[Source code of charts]

☆ ☆ ☆

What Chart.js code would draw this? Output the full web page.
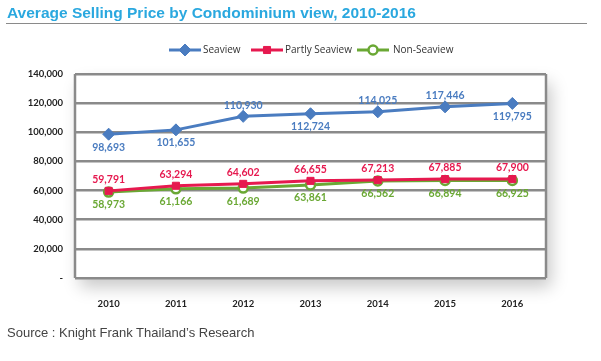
<!DOCTYPE html>
<html lang="en">
<head>
  <meta charset="UTF-8">
  <title>Average Selling Price by Condominium view</title>
  <script src="https://cdn.jsdelivr.net/npm/chart.js"></script>
  <style>
    body { margin: 0; background: #fff; }
    .wrap { position: relative; width: 601px; height: 361px; }
    .title {
      position: absolute; left: 7px; top: 4px;
      font: bold 15.5px "Liberation Sans", Arial, sans-serif;
      color: #2aa8df;
    }
    .rule { position: absolute; left: 6px; top: 23px; width: 581px; height: 1px; background: #8a8a8a; }
    .source {
      position: absolute; left: 7px; top: 325px;
      font: 13px "Liberation Sans", Arial, sans-serif; color: #444;
    }
    canvas { position: absolute; left: 0; top: 0; }
  </style>
</head>
<body>
  <div class="wrap">
    <canvas id="chart" width="601" height="361"></canvas>
    <div class="title">Average Selling Price by Condominium view, 2010-2016</div>
    <div class="rule"></div>
    <div class="source">Source : Knight Frank Thailand’s Research</div>
  </div>

  <script>
    const years = ['2010', '2011', '2012', '2013', '2014', '2015', '2016'];
    const seaview = [98693, 101655, 110930, 112724, 114025, 117446, 119795];
    const partlySeaview = [59791, 63294, 64602, 66655, 67213, 67885, 67900];
    const nonSeaview = [58973, 61166, 61689, 63861, 66562, 66894, 66925];
    const yTicks = [0, 20000, 40000, 60000, 80000, 100000, 120000, 140000];

    // label above (-1) or below (+1) the point
    const seaviewPos = [1, 1, -1, 1, -1, -1, 1];

    const blue = '#4a7cc0';
    const red = '#e6194f';
    const green = '#6aa834';

    // white plot with drop shadow + gray frame
    const plotBox = {
      id: 'plotBox',
      beforeDraw(chart) {
        const { ctx, chartArea: a } = chart;
        ctx.save();
        ctx.shadowColor = 'rgba(0,0,0,0.22)';
        ctx.shadowBlur = 16;
        ctx.shadowOffsetX = 5;
        ctx.shadowOffsetY = 9;
        ctx.fillStyle = '#fff';
        ctx.fillRect(a.left, a.top, a.right - a.left, a.bottom - a.top);
        ctx.restore();
      },
      afterDatasetsDraw(chart) {
        const { ctx, chartArea: a } = chart;
        ctx.save();
        ctx.strokeStyle = '#8a8a8a';
        ctx.lineWidth = 2.5;
        ctx.beginPath();
        ctx.moveTo(a.left, a.top);
        ctx.lineTo(a.left, a.bottom);
        ctx.moveTo(a.right, a.top);
        ctx.lineTo(a.right, a.bottom);
        ctx.stroke();
        ctx.restore();
      }
    };

    // value labels next to each point
    const pointLabels = {
      id: 'pointLabels',
      afterDatasetsDraw(chart) {
        const { ctx } = chart;
        ctx.save();
        ctx.font = 'bold 10.5px Lato, "Open Sans", sans-serif';
        ctx.textAlign = 'center';
        ctx.textBaseline = 'middle';
        chart.data.datasets.forEach((ds, i) => {
          const meta = chart.getDatasetMeta(i);
          ctx.fillStyle = ds.borderColor;
          meta.data.forEach((pt, j) => {
            const dir = ds.labelPos[j];
            const off = dir < 0 ? 11 : 13;
            ctx.fillText(ds.data[j].toLocaleString('en-US'), pt.x, pt.y + dir * off);
          });
        });
        ctx.restore();
      }
    };

    // legend: line segment with marker, then text
    const lineLegend = {
      id: 'lineLegend',
      afterDraw(chart) {
        const { ctx } = chart;
        const y = 50;
        const items = [
          { x: 169, textX: 203 },
          { x: 251, textX: 285 },
          { x: 357, textX: 393 }
        ];
        ctx.save();
        ctx.font = '10px "Open Sans", sans-serif';
        ctx.textBaseline = 'middle';
        chart.data.datasets.forEach((ds, i) => {
          const it = items[i];
          ctx.strokeStyle = ds.borderColor;
          ctx.lineWidth = 3;
          ctx.beginPath();
          ctx.moveTo(it.x, y);
          ctx.lineTo(it.x + 32, y);
          ctx.stroke();
          ctx.fillStyle = ds.pointBackgroundColor;
          ctx.strokeStyle = ds.borderColor;
          ctx.lineWidth = ds.pointBorderWidth || 1;
          Chart.helpers.drawPoint(ctx, {
            pointStyle: ds.pointStyle,
            radius: ds.pointRadius,
            borderWidth: ds.pointBorderWidth || 1
          }, it.x + 16, y);
          ctx.fillStyle = '#333';
          ctx.fillText(ds.label, it.textX, y);
        });
        ctx.restore();
      }
    };

    new Chart(document.getElementById('chart'), {
      type: 'line',
      data: {
        labels: years,
        datasets: [{
          label: 'Seaview',
          data: seaview,
          labelPos: seaviewPos,
          borderColor: blue,
          backgroundColor: blue,
          pointBackgroundColor: blue,
          pointStyle: 'rectRot',
          pointRadius: 6,
          pointBorderWidth: 1,
          borderWidth: 3,
          tension: 0
        }, {
          label: 'Partly Seaview',
          data: partlySeaview,
          labelPos: [-1, -1, -1, -1, -1, -1, -1],
          borderColor: red,
          backgroundColor: red,
          pointBackgroundColor: red,
          pointStyle: 'rect',
          pointRadius: 5,
          pointBorderWidth: 1,
          borderWidth: 3,
          tension: 0
        }, {
          label: 'Non-Seaview',
          data: nonSeaview,
          labelPos: [1, 1, 1, 1, 1, 1, 1],
          borderColor: green,
          backgroundColor: '#fff',
          pointBackgroundColor: '#fff',
          pointStyle: 'circle',
          pointRadius: 4.5,
          pointBorderWidth: 2.5,
          borderWidth: 3,
          tension: 0
        }]
      },
      options: {
        responsive: false,
        animation: false,
        layout: { padding: { top: 74, right: 55, left: 0, bottom: 0 } },
        plugins: {
          legend: { display: false },
          tooltip: { enabled: false }
        },
        scales: {
          x: {
            offset: true,
            grid: { display: false },
            border: { display: false },
            ticks: {
              padding: 12,
              color: '#222',
              font: { family: 'Lato, sans-serif', weight: 'bold', size: 9.5 }
            },
            afterFit(scale) { scale.height = 83; }
          },
          y: {
            min: 0,
            max: 140000,
            afterBuildTicks(scale) { scale.ticks = yTicks.map(v => ({ value: v })); },
            grid: { color: '#8a8a8a', lineWidth: 2.5, drawTicks: false },
            border: { display: false },
            ticks: {
              padding: 12,
              color: '#222',
              font: { family: 'Lato, sans-serif', weight: 'bold', size: 9.5 },
              callback: v => v === 0 ? '-' : v.toLocaleString('en-US')
            },
            afterFit(scale) { scale.width = 75; }
          }
        }
      },
      plugins: [plotBox, pointLabels, lineLegend]
    });
  </script>
</body>
</html>
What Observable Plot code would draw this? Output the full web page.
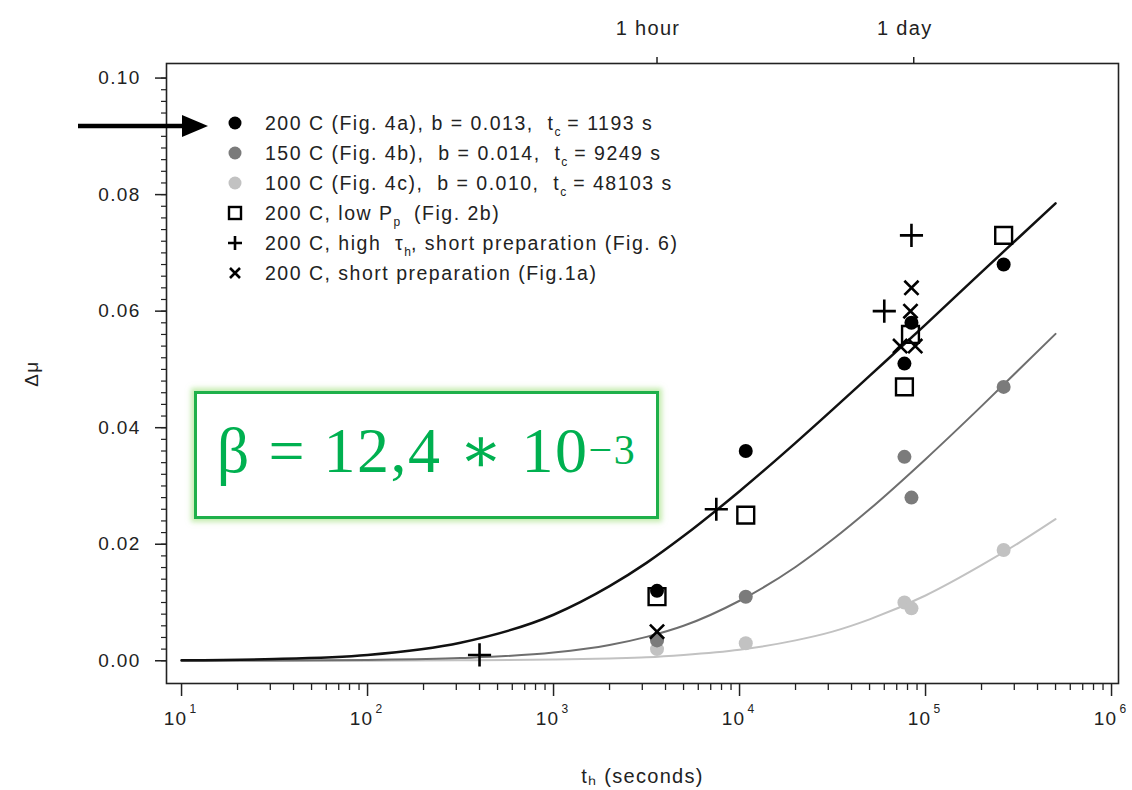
<!DOCTYPE html>
<html><head><meta charset="utf-8">
<script src="https://cdn.jsdelivr.net/npm/d3@7"></script>
<script src="https://cdn.jsdelivr.net/npm/@observablehq/plot@0.6"></script>
<style>
body{margin:0;background:#fff;}
#wrap{position:relative;width:1132px;height:790px;font-family:"Liberation Sans",Arial,sans-serif;color:#222;}
#wrap svg text{letter-spacing:1.3px;}
#legend{position:absolute;left:224px;top:108px;font-size:19.5px;letter-spacing:1.5px;line-height:30px;white-space:pre;color:#222;}
#legend .row{display:flex;align-items:center;height:30px;}
#legend svg{width:22px;height:22px;margin-right:19px;}
#legend sub{font-size:12px;vertical-align:-6px;line-height:0;letter-spacing:0;}
#beta{position:absolute;left:194px;top:391px;width:465px;height:128px;box-sizing:border-box;border:3px solid #1fb04a;box-shadow:0 0 5px 3px rgba(150,220,110,0.55);
 font-family:"Liberation Serif","DejaVu Serif",serif;color:#00b050;font-size:64px;letter-spacing:1.5px;display:flex;align-items:center;justify-content:center;white-space:pre;padding-bottom:10px;}
#beta sup{font-size:42px;vertical-align:26px;line-height:0;}
#overlay{position:absolute;left:0;top:0;pointer-events:none;}
</style></head><body><div id="wrap"></div>
<script>
// ---- data ----
const curveT = [10, 31.6, 100, 316, 1000, 2000, 3162, 5000, 10000, 20000, 31620, 50000, 100000, 200000, 316200, 500000];
const fit200 = [0.0001, 0.0003, 0.001, 0.0031, 0.0079, 0.0128, 0.0168, 0.0214, 0.0291, 0.0374, 0.0431, 0.0489, 0.0577, 0.0667, 0.0726, 0.0785];
const fit150 = [0.00002, 0.00005, 0.00015, 0.00047, 0.0014, 0.0027, 0.0041, 0.006, 0.0103, 0.0161, 0.0208, 0.026, 0.0346, 0.0437, 0.0499, 0.0561];
const fit100 = [0.0000, 0.00001, 0.00002, 0.00007, 0.0002, 0.0004, 0.0006, 0.001, 0.0019, 0.0035, 0.005, 0.0071, 0.0112, 0.0164, 0.0202, 0.0243];

const t200 = [3600, 10800, 77000, 84000, 263000];
const mu200 = [0.012, 0.036, 0.051, 0.058, 0.068];
const t150 = [3600, 10800, 77000, 84000, 263000];
const mu150 = [0.0035, 0.011, 0.035, 0.028, 0.047];
const t100 = [3600, 10800, 77000, 84000, 263000];
const mu100 = [0.002, 0.003, 0.010, 0.009, 0.019];
const tLowP = [3600, 10800, 77000, 83000, 263000];
const muLowP = [0.011, 0.025, 0.047, 0.056, 0.073];
const tHighTau = [400, 7500, 60000, 84000];
const muHighTau = [0.001, 0.026, 0.060, 0.073];
const tShort = [3600, 73000, 83000, 84000, 88000];
const muShort = [0.005, 0.054, 0.060, 0.064, 0.054];

const yMajorTicks = [0, 0.02, 0.04, 0.06, 0.08, 0.10];
const yTickLabels = ["0.00", "0.02", "0.04", "0.06", "0.08", "0.10"];
const xMajorTicks = [10, 100, 1000, 10000, 100000, 1000000];
const xTickBase = ["10", "10", "10", "10", "10", "10"];
const xTickExp = ["1", "2", "3", "4", "5", "6"];
const topTicks = [3600, 86400];
const topTickLabels = ["1 hour", "1 day"];

const legendLabels = [
  "200 C (Fig. 4a), b = 0.013,  t<sub>c</sub> = 1193 s",
  "150 C (Fig. 4b),  b = 0.014,  t<sub>c</sub> = 9249 s",
  "100 C (Fig. 4c),  b = 0.010,  t<sub>c</sub> = 48103 s",
  "200 C, low P<sub>p</sub>  (Fig. 2b)",
  "200 C, high  τ<sub>h</sub>, short preparation (Fig. 6)",
  "200 C, short preparation (Fig.1a)"
];
const legendSymbols = ["dot-black", "dot-gray", "dot-light", "square", "plus", "times"];
const betaText = "β = 12,4 ∗ 10";
const betaExp = "−3";

// ---- styles ----
const cBlack = "#000", cGray = "#7b7b7b", cLight = "#c2c2c2";

const yMinor = d3.range(0, 0.1001, 0.002);
const xMinor = [];
for (let k = 1; k <= 5; k++) for (let m = 2; m <= 9; m++) xMinor.push(m * Math.pow(10, k));

const chart = Plot.plot({
  width: 1132, height: 790,
  marginLeft: 166, marginRight: 14, marginTop: 63, marginBottom: 107,
  style: {fontFamily: "Liberation Sans, Arial, sans-serif", fontSize: "19px", color: "#222", background: "transparent"},
  x: {type: "log", domain: [8.3, 1.09e6]},
  y: {domain: [-0.0039, 0.1025]},
  marks: [
    Plot.axisY(yMinor, {tickSize: 5, tickFormat: () => "", label: null, strokeWidth: 1.2}),
    Plot.axisY(yMajorTicks, {tickSize: 11, tickPadding: 15, tickFormat: d => yTickLabels[yMajorTicks.indexOf(d)], strokeWidth: 1.5,
      label: "Δμ", labelAnchor: "center", labelArrow: "none", labelOffset: 142, fontSize: 19}),
    Plot.axisX(xMinor, {tickSize: 7, tickFormat: () => "", label: null, strokeWidth: 1.3}),
    Plot.axisX(xMajorTicks, {tickSize: 13, tickFormat: () => "", strokeWidth: 1.5,
      label: "tₕ (seconds)", labelAnchor: "center", labelArrow: "none", labelOffset: 99, fontSize: 20}),
    Plot.text(xMajorTicks, {x: d => d, text: (d, i) => xTickBase[i], frameAnchor: "bottom", dy: 41, dx: -6, fontSize: 19}),
    Plot.text(xMajorTicks, {x: d => d, text: (d, i) => xTickExp[i], frameAnchor: "bottom", dy: 29, dx: 12, fontSize: 12}),
    Plot.axisX(topTicks, {anchor: "top", tickSize: 7, tickFormat: () => "", label: null, strokeWidth: 1.5}),
    Plot.text(topTicks, {x: d => d, text: (d, i) => topTickLabels[i], frameAnchor: "top", dy: -43, dx: -9, fontSize: 20}),
    Plot.frame({stroke: "#222", strokeWidth: 1.6}),
    Plot.line(fit100, {x: curveT, y: fit100, stroke: cLight, strokeWidth: 2, curve: "monotone-x"}),
    Plot.line(fit150, {x: curveT, y: fit150, stroke: "#6e6e6e", strokeWidth: 2, curve: "monotone-x"}),
    Plot.line(fit200, {x: curveT, y: fit200, stroke: "#111", strokeWidth: 2.5, curve: "monotone-x"}),
    Plot.dot(mu100, {x: t100, y: mu100, r: 7, fill: cLight, stroke: "none"}),
    Plot.dot(mu150, {x: t150, y: mu150, r: 7, fill: cGray, stroke: "none"}),
    Plot.dot(mu200, {x: t200, y: mu200, r: 7, fill: cBlack, stroke: "none"}),
    Plot.dot(muLowP, {x: tLowP, y: muLowP, r: 9.5, symbol: "square", fill: "none", stroke: "#000", strokeWidth: 2.4}),
    Plot.dot(muHighTau, {x: tHighTau, y: muHighTau, r: 7.5, symbol: "plus", stroke: "#000", strokeWidth: 2.6}),
    Plot.dot(muShort, {x: tShort, y: muShort, r: 6.5, symbol: "times", stroke: "#000", strokeWidth: 2.6})
  ]
});

const wrap = document.getElementById("wrap");
wrap.appendChild(chart);

// legend
const symSvg = {
  "dot-black": `<circle cx="11" cy="11" r="6.5" fill="${cBlack}"/>`,
  "dot-gray": `<circle cx="11" cy="11" r="6.5" fill="${cGray}"/>`,
  "dot-light": `<circle cx="11" cy="11" r="6.5" fill="${cLight}"/>`,
  "square": `<rect x="5" y="5" width="12" height="12" fill="none" stroke="#000" stroke-width="2.4"/>`,
  "plus": `<path d="M11 4V18M4 11H18" stroke="#000" stroke-width="2.6"/>`,
  "times": `<path d="M6 6L16 16M16 6L6 16" stroke="#000" stroke-width="2.6"/>`
};
const legend = document.createElement("div");
legend.id = "legend";
legend.innerHTML = legendLabels.map((lab, i) =>
  `<div class="row"><svg viewBox="0 0 22 22">${symSvg[legendSymbols[i]]}</svg><span>${lab}</span></div>`).join("");
wrap.appendChild(legend);

// beta annotation box
const beta = document.createElement("div");
beta.id = "beta";
beta.innerHTML = `${betaText}<sup>${betaExp}</sup>`;
wrap.appendChild(beta);

// arrow annotation
const ns = "http://www.w3.org/2000/svg";
const ov = document.createElementNS(ns, "svg");
ov.setAttribute("id", "overlay");
ov.setAttribute("width", 1132); ov.setAttribute("height", 790);
ov.innerHTML = `<line x1="78" y1="126" x2="186" y2="126" stroke="#000" stroke-width="4.5"/>
<polygon points="182,115 208,126 182,137" fill="#000"/>`;
wrap.appendChild(ov);
</script>
</body></html>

☆ ☆ ☆

▶ **Task to carry out**
Pull out each line holding the string "Output".

▶ **Exercise answer**
What Chart.js code would draw this? Output the full web page.
What Observable Plot code would draw this? Output the full web page.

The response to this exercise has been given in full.